= EXERCISE DIRECTIONS =
Pull each line containing "matplotlib" out of the data and copy it.

= RECORDS SHOWN =

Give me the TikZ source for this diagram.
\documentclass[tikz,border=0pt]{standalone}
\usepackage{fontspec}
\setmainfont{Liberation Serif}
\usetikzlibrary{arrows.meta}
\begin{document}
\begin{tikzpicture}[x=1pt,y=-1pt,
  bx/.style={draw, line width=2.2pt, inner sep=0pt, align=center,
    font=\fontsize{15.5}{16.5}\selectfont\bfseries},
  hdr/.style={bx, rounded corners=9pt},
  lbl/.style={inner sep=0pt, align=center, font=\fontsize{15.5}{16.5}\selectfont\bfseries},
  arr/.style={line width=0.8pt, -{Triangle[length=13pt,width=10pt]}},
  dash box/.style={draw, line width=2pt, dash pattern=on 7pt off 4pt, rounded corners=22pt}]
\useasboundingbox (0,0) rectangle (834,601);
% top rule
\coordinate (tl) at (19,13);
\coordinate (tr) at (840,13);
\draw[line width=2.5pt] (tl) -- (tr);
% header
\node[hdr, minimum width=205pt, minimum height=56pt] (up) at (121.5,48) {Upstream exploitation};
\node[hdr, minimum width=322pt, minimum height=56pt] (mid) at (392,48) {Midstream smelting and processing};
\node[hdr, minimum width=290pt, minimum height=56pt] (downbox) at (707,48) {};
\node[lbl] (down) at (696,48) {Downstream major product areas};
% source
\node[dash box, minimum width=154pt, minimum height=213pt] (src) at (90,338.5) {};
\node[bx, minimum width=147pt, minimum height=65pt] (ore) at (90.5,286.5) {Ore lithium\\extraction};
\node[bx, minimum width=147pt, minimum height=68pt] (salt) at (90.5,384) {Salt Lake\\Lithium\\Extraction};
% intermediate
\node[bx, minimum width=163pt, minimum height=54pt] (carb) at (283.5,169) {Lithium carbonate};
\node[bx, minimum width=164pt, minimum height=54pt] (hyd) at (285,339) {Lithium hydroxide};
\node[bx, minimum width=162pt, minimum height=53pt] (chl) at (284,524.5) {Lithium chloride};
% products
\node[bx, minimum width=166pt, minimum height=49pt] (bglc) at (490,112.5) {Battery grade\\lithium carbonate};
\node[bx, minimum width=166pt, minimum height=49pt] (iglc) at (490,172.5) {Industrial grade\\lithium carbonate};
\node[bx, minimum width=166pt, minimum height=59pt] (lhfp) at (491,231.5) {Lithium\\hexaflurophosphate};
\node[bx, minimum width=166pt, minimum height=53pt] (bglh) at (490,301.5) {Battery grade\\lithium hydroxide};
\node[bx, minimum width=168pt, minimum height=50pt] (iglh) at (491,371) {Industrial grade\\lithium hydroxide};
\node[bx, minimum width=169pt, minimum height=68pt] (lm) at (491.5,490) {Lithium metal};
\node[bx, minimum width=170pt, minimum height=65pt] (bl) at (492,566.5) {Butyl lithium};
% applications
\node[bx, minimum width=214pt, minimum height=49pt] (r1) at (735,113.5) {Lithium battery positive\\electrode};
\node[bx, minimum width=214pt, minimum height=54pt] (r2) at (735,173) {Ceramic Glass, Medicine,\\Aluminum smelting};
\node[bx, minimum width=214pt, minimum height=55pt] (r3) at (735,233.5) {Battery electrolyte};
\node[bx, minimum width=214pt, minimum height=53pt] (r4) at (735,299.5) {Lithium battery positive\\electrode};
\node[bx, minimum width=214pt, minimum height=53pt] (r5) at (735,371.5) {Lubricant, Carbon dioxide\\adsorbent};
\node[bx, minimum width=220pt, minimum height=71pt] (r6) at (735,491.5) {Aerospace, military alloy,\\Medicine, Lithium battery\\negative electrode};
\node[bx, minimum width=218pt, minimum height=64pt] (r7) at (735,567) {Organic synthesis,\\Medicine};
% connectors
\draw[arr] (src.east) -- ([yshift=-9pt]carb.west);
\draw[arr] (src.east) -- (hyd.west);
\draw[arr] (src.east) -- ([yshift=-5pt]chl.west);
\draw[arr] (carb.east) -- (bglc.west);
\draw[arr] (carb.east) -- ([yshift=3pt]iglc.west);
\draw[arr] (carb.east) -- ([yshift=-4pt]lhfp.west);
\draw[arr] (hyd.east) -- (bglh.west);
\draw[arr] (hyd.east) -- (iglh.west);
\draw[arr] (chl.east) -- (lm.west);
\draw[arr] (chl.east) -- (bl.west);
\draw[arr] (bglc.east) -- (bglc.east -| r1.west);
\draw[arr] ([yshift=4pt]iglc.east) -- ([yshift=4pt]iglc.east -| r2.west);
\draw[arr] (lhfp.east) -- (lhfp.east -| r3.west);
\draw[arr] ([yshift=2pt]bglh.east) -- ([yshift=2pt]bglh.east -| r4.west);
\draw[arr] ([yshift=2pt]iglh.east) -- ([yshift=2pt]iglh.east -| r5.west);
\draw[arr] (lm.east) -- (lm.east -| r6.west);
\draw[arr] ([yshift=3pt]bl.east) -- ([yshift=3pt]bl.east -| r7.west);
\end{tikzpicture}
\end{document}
...
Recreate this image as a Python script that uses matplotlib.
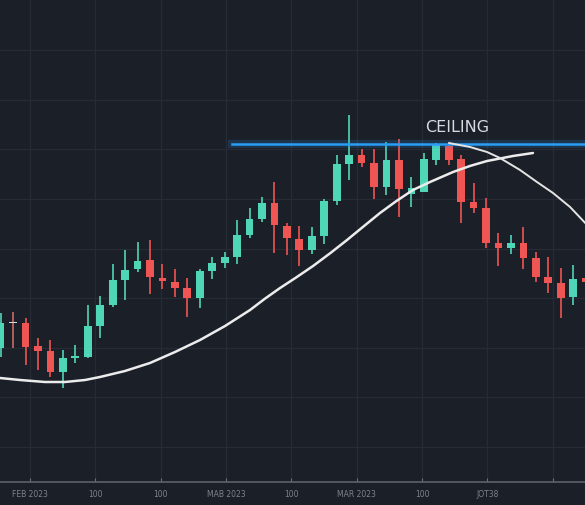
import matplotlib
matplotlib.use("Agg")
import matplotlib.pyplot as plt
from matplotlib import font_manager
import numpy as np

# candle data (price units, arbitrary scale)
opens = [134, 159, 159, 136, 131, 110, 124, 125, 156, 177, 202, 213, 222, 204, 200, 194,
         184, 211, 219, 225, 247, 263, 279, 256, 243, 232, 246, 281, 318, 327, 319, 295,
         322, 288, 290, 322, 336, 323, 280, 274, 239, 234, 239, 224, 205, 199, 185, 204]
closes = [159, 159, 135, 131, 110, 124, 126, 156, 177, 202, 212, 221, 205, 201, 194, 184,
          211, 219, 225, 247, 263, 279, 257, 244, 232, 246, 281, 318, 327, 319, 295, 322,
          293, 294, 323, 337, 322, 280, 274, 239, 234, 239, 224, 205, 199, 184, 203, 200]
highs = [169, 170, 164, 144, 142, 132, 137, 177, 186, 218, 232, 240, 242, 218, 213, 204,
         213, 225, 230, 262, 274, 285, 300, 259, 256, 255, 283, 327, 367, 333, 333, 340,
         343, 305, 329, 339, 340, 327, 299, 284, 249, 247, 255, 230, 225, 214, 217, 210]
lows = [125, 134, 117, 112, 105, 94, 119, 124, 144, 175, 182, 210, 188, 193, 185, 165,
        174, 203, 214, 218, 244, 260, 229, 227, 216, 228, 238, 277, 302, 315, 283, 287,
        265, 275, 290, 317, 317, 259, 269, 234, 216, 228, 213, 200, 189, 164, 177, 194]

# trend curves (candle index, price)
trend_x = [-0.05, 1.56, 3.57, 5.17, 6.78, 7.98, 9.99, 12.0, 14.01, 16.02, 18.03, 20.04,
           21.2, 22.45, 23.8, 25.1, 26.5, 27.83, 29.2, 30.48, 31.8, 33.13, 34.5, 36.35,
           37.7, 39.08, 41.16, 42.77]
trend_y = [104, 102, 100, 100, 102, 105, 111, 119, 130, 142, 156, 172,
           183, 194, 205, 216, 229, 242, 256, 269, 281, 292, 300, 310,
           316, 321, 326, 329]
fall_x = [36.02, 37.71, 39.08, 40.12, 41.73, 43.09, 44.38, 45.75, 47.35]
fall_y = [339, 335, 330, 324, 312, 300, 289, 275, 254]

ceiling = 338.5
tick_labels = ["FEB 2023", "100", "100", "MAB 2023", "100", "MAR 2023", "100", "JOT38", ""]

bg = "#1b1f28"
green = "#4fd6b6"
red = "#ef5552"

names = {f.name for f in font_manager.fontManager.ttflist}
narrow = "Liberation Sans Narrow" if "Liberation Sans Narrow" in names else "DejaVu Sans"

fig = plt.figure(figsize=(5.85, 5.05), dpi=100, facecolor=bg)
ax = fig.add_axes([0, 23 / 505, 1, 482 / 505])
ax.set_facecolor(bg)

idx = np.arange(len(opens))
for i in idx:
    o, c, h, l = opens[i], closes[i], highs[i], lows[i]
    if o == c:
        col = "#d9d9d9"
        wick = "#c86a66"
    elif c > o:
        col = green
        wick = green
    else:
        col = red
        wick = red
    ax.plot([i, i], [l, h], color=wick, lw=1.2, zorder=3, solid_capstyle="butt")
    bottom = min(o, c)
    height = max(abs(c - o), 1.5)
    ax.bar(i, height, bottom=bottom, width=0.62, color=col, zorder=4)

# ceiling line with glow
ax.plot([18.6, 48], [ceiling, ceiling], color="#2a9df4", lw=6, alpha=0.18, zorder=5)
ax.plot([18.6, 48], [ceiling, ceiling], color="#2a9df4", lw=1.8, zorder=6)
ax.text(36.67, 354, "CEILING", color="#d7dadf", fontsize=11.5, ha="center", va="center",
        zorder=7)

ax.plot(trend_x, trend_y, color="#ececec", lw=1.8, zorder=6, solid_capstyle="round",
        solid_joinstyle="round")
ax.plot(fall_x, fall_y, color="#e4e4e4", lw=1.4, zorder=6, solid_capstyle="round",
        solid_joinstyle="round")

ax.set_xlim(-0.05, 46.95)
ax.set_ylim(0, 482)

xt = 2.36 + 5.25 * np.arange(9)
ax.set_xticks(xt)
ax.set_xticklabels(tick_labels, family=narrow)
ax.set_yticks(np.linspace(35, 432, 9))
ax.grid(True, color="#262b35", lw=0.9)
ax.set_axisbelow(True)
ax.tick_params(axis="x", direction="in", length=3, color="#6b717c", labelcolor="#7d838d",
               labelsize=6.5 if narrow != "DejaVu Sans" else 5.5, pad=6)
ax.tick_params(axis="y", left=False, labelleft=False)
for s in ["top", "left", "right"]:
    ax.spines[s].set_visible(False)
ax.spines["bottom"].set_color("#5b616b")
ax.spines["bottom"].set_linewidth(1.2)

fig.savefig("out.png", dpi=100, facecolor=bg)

= THE OUTPUT =
Recreate this image as a Python script that uses matplotlib.
import matplotlib
matplotlib.use("Agg")
import matplotlib.pyplot as plt
from matplotlib import font_manager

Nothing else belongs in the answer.